The brain is one of my favorite things because a) it adapts, b) for something so well-engineered, it can be pretty silly, and c) there's usually a backup. We hear a lot about catastrophic brain injuries, but we don't often hear about how our brains will have backup areas to pick up functional slack. (Think of a parent who always has snacks.)

Love, reward, and safety can all be felt in different ways in completely different areas of the brain. Fundamentally, we need some basic things, and our brains will seek them out any way they can. We all contain a multitude of what can be termed "psychic dispositions" – these are described as archetypes. Our behavior is our attempt to influence our world in order to have needs met. If we behave a particular way and our needs aren't met, the brain will iterate and innovate. It will influence behavior to become more extreme. The extremes are referred to as The Shadow.

This is where those psychic dispositions, archetypes, come into play. There are usually a couple of ways humans act habitually, depending on which situations they're placed in. We each have a unique shadow side, created from the interaction of our archetypes, our lived experience, and even familial trauma.

For instance, you could have had an experience of being rejected as a young child, made to feel as though your needs didn't matter. As a response, you could come to believe that you are unloveable. Consequently, you could become fiercely determined to make sure no one else you encounter ever feels that way. As a result, you could begin to embody the Rescuer archetype (one of many), going on a crusade in every relationship and environment to save everyone, regardless of whether or not they need or want saving. Your brain, though directing this behavior, will also take the behavior as a directive.

It will mold itself around this behavior, busily increasing its efficiency to act in this way. It will build pathways to bypass logic and evidence that you matter to make sure you leap in to affirm others at your own expense. It's not particularly sustainable, yet I would be surprised if you do not know people who have lived their entire lives this way.

Since the brain is so responsive and yet so easily tricked, you can game your brain. Through frequent reinforcement, habit building, and proper nourishment, you are entirely able to reprogram your mind at any point in your life.
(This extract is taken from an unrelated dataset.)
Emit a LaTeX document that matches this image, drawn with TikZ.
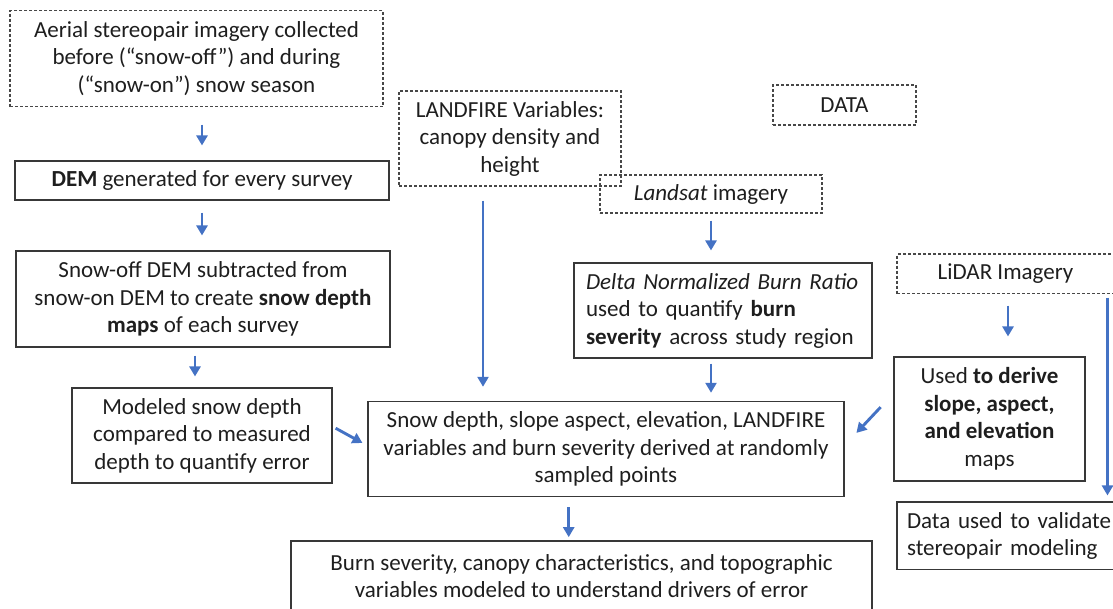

If you are tired of your Shadow being in control, now is the moment to reassert control as a whole individual.

We cannot jettison our Shadow; in fact, we should be proud of it. It helped us survive. It helped us meet our needs. The sole requirements to gaming your brain are commitment, receptivity, and intentional action. If I call myself Keyoncé enough, I begin to believe it. I choose to be pleasantly delusional until it becomes my constant truth. Your brain has a host of pathways waiting to be transformed, built, and rebuilt at all times. (If you're ever feeling basic, go Google "neuroplasticity" and be amazed.)

You are your own Big Government – heck, you're the Mafia: you get to select which infrastructure projects get resources. Wouldn't it be much easier to a) stop fighting yourself at every turn and b) throw your resources at what can take you further? To do this, we have to take steps to integrate the Shadow. We meet it, we confront it with love. We validate its role in our lives and when it comes out to play. We ask it, compassionately, why it is acting. We recognize what need it is trying to have met and choose to meet it a healthier way.

I urge you to go forth and flood your brains with love. Flood it with love to the point it no longer recalls what it was to feel itself to be without it. Have patience with yourself. In doing this work, many of us will be without examples and without environmental support. Your Shadow has taken you far: appreciate that. It is time to go further.